Revised Script Successful

Not always content with the original lines, the writing staff has made alterations as necessary, and several revisions have been so successful that Paramount and Metro-Goldwyn-Mayer have requested HDC scripts.

With about half of the club returning this summer, the officers are considering plans for Army-Navy Relief benefit performances, and possible repetition of last February's stock trip to Camp Endicott in Rhode Island. Increased collaboration with Radcliffe's Idler will be necessary, but merger is regarded as an impossibility.

Network Features Varied

Broadcasting with its lighting circuit set-up on a near-nightly schedule, the Network is able to carry a greater volume of dramatic and variety material to the House-dwellers. Its programs, planned, written and "put on the air" by undergraduates, consist of skits, news bulletins, classic and popular music, quizzes, and interviews blended in the same proportions used by coast-to-coast syndicates. One special service in the past has been the broadcasting of important conferences and addresses from the Lowell Common Room and Emerson D.

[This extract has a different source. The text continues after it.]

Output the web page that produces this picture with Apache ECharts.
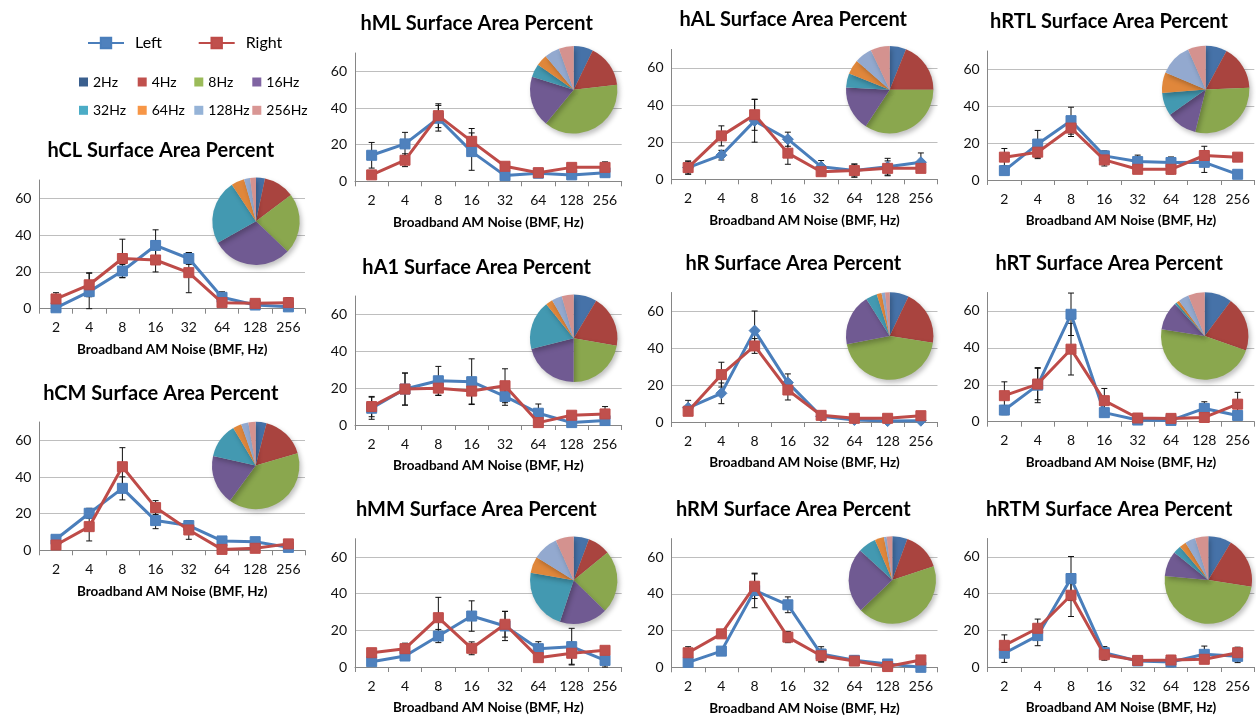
<!DOCTYPE html>
<html><head><meta charset="utf-8">
<script src="https://cdn.jsdelivr.net/npm/echarts@6/dist/echarts.min.js"></script>
<style>html,body{margin:0;padding:0;background:#fff}#c{width:1256px;height:715px}</style>
</head><body><div id="c"></div>
<script>
// ---------- data ----------
const categories = ['2', '4', '8', '16', '32', '64', '128', '256'];
const bandLabels = ['2Hz', '4Hz', '8Hz', '16Hz', '32Hz', '64Hz', '128Hz', '256Hz'];
const seriesNames = ['Left', 'Right'];
const yMin = 0, yMax = 70, yInterval = 20;
const xAxisTitle = 'Broadband AM Noise (BMF, Hz)';
const titleSuffix = ' Surface Area Percent';

const hCL_left = [0.5, 9.3, 20.5, 34.4, 27.3, 6.2, 2.0, 1.0];
const hCL_leftErr = [0.5, 10, 3.5, 8.5, 3.2, 3, 1, 1];
const hCL_right = [5.3, 13.0, 27.3, 26.5, 19.6, 3.3, 2.9, 3.3];
const hCL_rightErr = [3.4, 6.5, 10.5, 6.5, 10.9, 1, 1, 2.7];
const hCL_pie = [3.3, 11.4, 22.4, 29.7, 23.8, 4.9, 2.2, 2.2];

const hCM_left = [6.0, 20.2, 33.8, 16.2, 13.5, 5.1, 4.7, 1.6];
const hCM_leftErr = [1, 2.7, 6.3, 4.4, 2.5, 1, 1, 1];
const hCM_right = [2.9, 12.9, 45.6, 23.3, 11.1, 0.5, 1.1, 3.5];
const hCM_rightErr = [1, 7.8, 10.4, 3.8, 5.1, 0.5, 0.5, 1];
const hCM_pie = [4, 16.5, 39.6, 18.5, 12.9, 3.2, 2.7, 2.7];

const hML_left = [14.2, 20.4, 34.4, 16.2, 3.1, 4.4, 3.5, 4.7];
const hML_leftErr = [7, 6.3, 7, 10.2, 1, 1, 1, 2.2];
const hML_right = [3.5, 11.5, 35.8, 21.8, 8.2, 4.7, 7.6, 7.6];
const hML_rightErr = [1, 3.5, 6.5, 7, 1, 1, 1, 3];
const hML_pie = [7.2, 16, 37.9, 18.9, 4.9, 4.2, 5.6, 5.5];

const hA1_left = [9.1, 19.5, 24.0, 23.5, 15.5, 6.4, 1.3, 2.4];
const hA1_leftErr = [6, 8.7, 7.8, 12.4, 4.8, 5, 1, 1];
const hA1_right = [10.0, 19.5, 20.0, 18.4, 21.3, 1.3, 5.3, 6.0];
const hA1_rightErr = [5.5, 8.7, 4, 7, 9.2, 1, 1, 4];
const hA1_pie = [8.6, 19.1, 22.3, 21, 18.1, 2.6, 3.8, 4.4];

const hMM_left = [2.9, 6.0, 16.9, 27.8, 22.4, 10.0, 11.1, 3.6];
const hMM_leftErr = [1, 1, 3.6, 8.3, 8, 3.8, 10, 3.6];
const hMM_right = [7.8, 10.0, 26.9, 10.2, 23.3, 5.1, 7.5, 9.1];
const hMM_rightErr = [1, 3, 11.1, 3.5, 7, 1, 6, 1];
const hMM_pie = [5.7, 8.4, 23.3, 17.8, 22.7, 6.1, 9.5, 6.7];

const hAL_left = [6.3, 13.0, 31.5, 21.6, 6.8, 4.7, 6.8, 9.2];
const hAL_leftErr = [3.5, 2.6, 11.5, 3.8, 3.3, 3.5, 4.5, 5];
const hAL_right = [6.3, 23.4, 34.8, 14.1, 4.1, 4.7, 5.9, 5.9];
const hAL_rightErr = [3.5, 5.4, 8.4, 6, 1, 3.5, 4, 1];
const hAL_pie = [6.1, 18.9, 34.3, 16.6, 5.2, 5.4, 6.5, 7.1];

const hR_left = [7.7, 15.5, 49.4, 21.3, 3.1, 1.1, 0.5, 0.7];
const hR_leftErr = [4, 5.6, 10.6, 4.7, 1, 0.5, 0.5, 0.5];
const hR_right = [5.8, 25.6, 41.1, 17.3, 3.6, 2.0, 2.0, 3.4];
const hR_rightErr = [2, 6.7, 4, 5.4, 1, 0.5, 0.5, 1];
const hR_pie = [7.1, 20.4, 44.6, 19.1, 4.2, 1.8, 1.3, 1.7];

const hRM_left = [2.7, 8.8, 41.8, 34.0, 7.2, 3.8, 1.8, 0.0];
const hRM_leftErr = [1, 1, 9.4, 4.3, 4, 2.5, 0.5, 0.3];
const hRM_right = [7.9, 18.2, 44.1, 16.4, 6.3, 3.4, 0.4, 4.0];
const hRM_rightErr = [3.3, 1, 6.7, 3, 3.5, 1, 0.4, 1];
const hRM_pie = [5.6, 14.3, 43, 24, 6.7, 3.4, 1, 2.1];

const hRTL_left = [5.1, 19.5, 32.2, 13.1, 10.0, 9.5, 9.6, 3.1];
const hRTL_leftErr = [1, 7.4, 7.3, 2.7, 3.5, 3, 5.5, 1];
const hRTL_right = [12.4, 15.1, 28.2, 10.9, 5.8, 5.8, 13.3, 12.4];
const hRTL_rightErr = [4.7, 3.5, 4.6, 3.3, 1, 2.5, 5, 1];
const hRTL_pie = [7.9, 16.5, 29.5, 11.4, 8.5, 7.6, 12.1, 6.6];

const hRT_left = [6.3, 19.8, 58.2, 4.9, 0.9, 0.7, 7.2, 3.4];
const hRT_leftErr = [2.5, 9.5, 11.5, 1, 0.5, 0.5, 3.6, 1];
const hRT_right = [14.1, 20.4, 39.3, 11.4, 2.0, 1.8, 2.3, 9.5];
const hRT_rightErr = [7.5, 8.5, 14, 6.6, 0.5, 0.5, 0.5, 6.4];
const hRT_pie = [10.2, 20.2, 47.1, 10.6, 0.9, 1.1, 3.9, 6.1];

const hRTM_left = [7.5, 17.1, 48.2, 7.8, 3.3, 2.7, 6.9, 5.8];
const hRTM_leftErr = [5, 5.5, 12, 3.3, 1, 2.5, 4.5, 3.4];
const hRTM_right = [11.8, 21.1, 39.1, 6.7, 3.6, 3.8, 4.2, 7.8];
const hRTM_rightErr = [5.7, 5, 11.6, 3, 0.5, 2.5, 1, 3];
const hRTM_pie = [8.6, 18.9, 49, 9.3, 3, 2.5, 3.8, 4.9];

const panels = [
  {name: 'hCL', left: hCL_left, leftErr: hCL_leftErr, right: hCL_right, rightErr: hCL_rightErr, pie: hCL_pie},
  {name: 'hCM', left: hCM_left, leftErr: hCM_leftErr, right: hCM_right, rightErr: hCM_rightErr, pie: hCM_pie},
  {name: 'hML', left: hML_left, leftErr: hML_leftErr, right: hML_right, rightErr: hML_rightErr, pie: hML_pie},
  {name: 'hA1', left: hA1_left, leftErr: hA1_leftErr, right: hA1_right, rightErr: hA1_rightErr, pie: hA1_pie},
  {name: 'hMM', left: hMM_left, leftErr: hMM_leftErr, right: hMM_right, rightErr: hMM_rightErr, pie: hMM_pie},
  {name: 'hAL', left: hAL_left, leftErr: hAL_leftErr, right: hAL_right, rightErr: hAL_rightErr, pie: hAL_pie},
  {name: 'hR', left: hR_left, leftErr: hR_leftErr, right: hR_right, rightErr: hR_rightErr, pie: hR_pie},
  {name: 'hRM', left: hRM_left, leftErr: hRM_leftErr, right: hRM_right, rightErr: hRM_rightErr, pie: hRM_pie},
  {name: 'hRTL', left: hRTL_left, leftErr: hRTL_leftErr, right: hRTL_right, rightErr: hRTL_rightErr, pie: hRTL_pie},
  {name: 'hRT', left: hRT_left, leftErr: hRT_leftErr, right: hRT_right, rightErr: hRT_rightErr, pie: hRT_pie},
  {name: 'hRTM', left: hRTM_left, leftErr: hRTM_leftErr, right: hRTM_right, rightErr: hRTM_rightErr, pie: hRTM_pie}
];

// ---------- layout & style ----------
const layout = {
  hCL:  {grid: [39.4, 180, 265.6, 128.7], title: [160.8, 150.7], pie: [256, 221.3], marker: 'rect'},
  hCM:  {grid: [39.4, 422, 265.6, 128.3], title: [160.8, 393.3], pie: [255.7, 465.5], marker: 'rect'},
  hML:  {grid: [355, 53, 266.7, 128.3], title: [476.7, 23.3], pie: [573.7, 89.8], marker: 'rect'},
  hA1:  {grid: [355, 296, 266.7, 129], title: [476.7, 267.3], pie: [573.7, 338.3], marker: 'rect'},
  hMM:  {grid: [355, 538.7, 266.7, 128.3], title: [476.3, 510], pie: [573.7, 580.3], marker: 'rect'},
  hAL:  {grid: [671.5, 49.4, 266, 129.9], title: [793.3, 20], pie: [889.7, 89.7], marker: 'diamond'},
  hR:   {grid: [671.5, 292.5, 266, 129.5], title: [793.3, 263.3], pie: [889.7, 336], marker: 'diamond'},
  hRM:  {grid: [671.5, 538.6, 266, 128.7], title: [793.3, 509.3], pie: [892.3, 580], marker: 'rect'},
  hRTL: {grid: [987.7, 51, 266.6, 129], title: [1109, 21.7], pie: [1205.7, 89.5], marker: 'rect'},
  hRT:  {grid: [987.7, 292.5, 266.6, 129.2], title: [1109.2, 263.3], pie: [1204.7, 336], marker: 'rect'},
  hRTM: {grid: [987.7, 538.5, 266.6, 128.5], title: [1109.2, 510], pie: [1208.3, 580], marker: 'rect'}
};
const FONT = 'Lato, "Open Sans", sans-serif';
const blueLine = '#4A7EBB', blueFill = '#4F81BD';
const redLine = '#BE4B48', redFill = '#C0504D';
const pieColors = ['#4672A8', '#A9443F', '#8AA74E', '#705A92', '#4399B1', '#E0873B', '#93A9CF', '#D4928F'];
const legendColors = ['#3A5F8E', '#C0504D', '#9BBB59', '#8064A2', '#4BACC6', '#F79646', '#95B3D7', '#D99694'];
const pieRadius = 43.7;
const legendCols = [79, 137.7, 194.3, 252.3];
const legendRows = [81, 109.3];

// ---------- build ----------
function errRender(params, api) {
  const x = api.value(0), v = api.value(1), e = api.value(2);
  const hi = api.coord([x, Math.min(yMax, v + e)]);
  const lo = api.coord([x, Math.max(yMin, v - e)]);
  const hw = 3;
  const st = {stroke: '#111', lineWidth: 1};
  return {type: 'group', children: [
    {type: 'line', shape: {x1: hi[0], y1: hi[1], x2: lo[0], y2: lo[1]}, style: st},
    {type: 'line', shape: {x1: hi[0] - hw, y1: hi[1], x2: hi[0] + hw, y2: hi[1]}, style: st},
    {type: 'line', shape: {x1: lo[0] - hw, y1: lo[1], x2: lo[0] + hw, y2: lo[1]}, style: st}
  ]};
}

const grids = [], xAxes = [], yAxes = [], titles = [], series = [];
panels.forEach((p, i) => {
  const L = layout[p.name];
  grids.push({left: L.grid[0], top: L.grid[1], width: L.grid[2], height: L.grid[3], outerBoundsMode: 'none', containLabel: false});
  titles.push({
    text: p.name + titleSuffix, left: L.title[0], top: L.title[1] - 10, textAlign: 'center', padding: 0,
    textStyle: {fontFamily: FONT, fontSize: 20, fontWeight: 'bold', color: '#000'}
  });
  xAxes.push({
    type: 'category', gridIndex: i, data: categories, boundaryGap: true,
    axisLine: {show: true, lineStyle: {color: '#868686', width: 1}},
    axisTick: {show: true, length: 5, lineStyle: {color: '#868686'}},
    axisLabel: {interval: 0, margin: 12, fontFamily: FONT, fontSize: 14, color: '#111'},
    splitLine: {show: false},
    name: xAxisTitle, nameLocation: 'middle', nameGap: 34,
    nameTextStyle: {fontFamily: FONT, fontSize: 13.5, fontWeight: 'bold', color: '#000'}
  });
  yAxes.push({
    type: 'value', gridIndex: i, min: yMin, max: yMax, interval: yInterval,
    axisLine: {show: true, lineStyle: {color: '#868686', width: 1}},
    axisTick: {show: false},
    axisLabel: {showMaxLabel: false, margin: 8, fontFamily: FONT, fontSize: 14, color: '#111'},
    splitLine: {show: true, showMaxLine: false, showMinLine: false, lineStyle: {color: '#BEBEBE', width: 1}}
  });
  // error bars
  series.push({
    type: 'custom', xAxisIndex: i, yAxisIndex: i, z: 2, silent: true, renderItem: errRender,
    encode: {x: 0, y: 1}, data: categories.map((c, j) => [j, p.left[j], p.leftErr[j]])
  });
  series.push({
    type: 'custom', xAxisIndex: i, yAxisIndex: i, z: 2, silent: true, renderItem: errRender,
    encode: {x: 0, y: 1}, data: categories.map((c, j) => [j, p.right[j], p.rightErr[j]])
  });
  series.push({
    name: seriesNames[0], type: 'line', xAxisIndex: i, yAxisIndex: i, z: 3,
    data: p.left, symbol: L.marker, symbolSize: L.marker === 'diamond' ? 11 : 10,
    lineStyle: {color: blueLine, width: 3}, itemStyle: {color: blueFill, borderColor: blueLine, borderWidth: 1},
    emphasis: {disabled: true}
  });
  series.push({
    name: seriesNames[1], type: 'line', xAxisIndex: i, yAxisIndex: i, z: 4,
    data: p.right, symbol: 'rect', symbolSize: 10,
    lineStyle: {color: redLine, width: 3}, itemStyle: {color: redFill, borderColor: redLine, borderWidth: 1},
    emphasis: {disabled: true}
  });
  series.push({
    type: 'pie', name: p.name + ' pie', center: L.pie, radius: pieRadius, startAngle: 90, clockwise: true,
    color: pieColors, silent: true, label: {show: false}, labelLine: {show: false},
    itemStyle: {borderWidth: 0, shadowBlur: 5, shadowOffsetX: 2, shadowOffsetY: 3, shadowColor: 'rgba(0,0,0,0.25)'},
    data: bandLabels.map((n, j) => ({name: n, value: p.pie[j]})), z: 5
  });
});

const legends = [
  {data: [seriesNames[0]], left: 87, top: 35, padding: 0, itemWidth: 36, itemHeight: 13,
   textStyle: {fontFamily: FONT, fontSize: 16, color: '#000', padding: [0, 0, 0, 6]}},
  {data: [seriesNames[1]], left: 197.7, top: 35, padding: 0, itemWidth: 36, itemHeight: 13,
   textStyle: {fontFamily: FONT, fontSize: 16, color: '#000', padding: [0, 0, 0, 6]}}
];
bandLabels.forEach((n, j) => {
  legends.push({
    data: [{name: n, itemStyle: {color: legendColors[j]}}], icon: 'rect', itemWidth: 9, itemHeight: 9,
    left: legendCols[j % 4], top: legendRows[Math.floor(j / 4)] - 6, padding: 0,
    textStyle: {fontFamily: FONT, fontSize: 14, color: '#000'}
  });
});

const chart = echarts.init(document.getElementById('c'), null, {renderer: 'canvas'});
chart.setOption({
  animation: false, backgroundColor: '#fff',
  title: titles, legend: legends, grid: grids, xAxis: xAxes, yAxis: yAxes, series: series
});
</script></body></html>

Present plans call for 9 to 12 o'clock transmission five nights a week during the summer, as is done during pre-exam reading periods. This, of course, will be changed in event of strict "lights-out" enforcement by training school authorities. Technical work is still to be handled by physics-minded men, but, as is the case with many draft-struck organizations, talented young Cliffe-dwellers will do more of the planning, acting, and preliminary writing.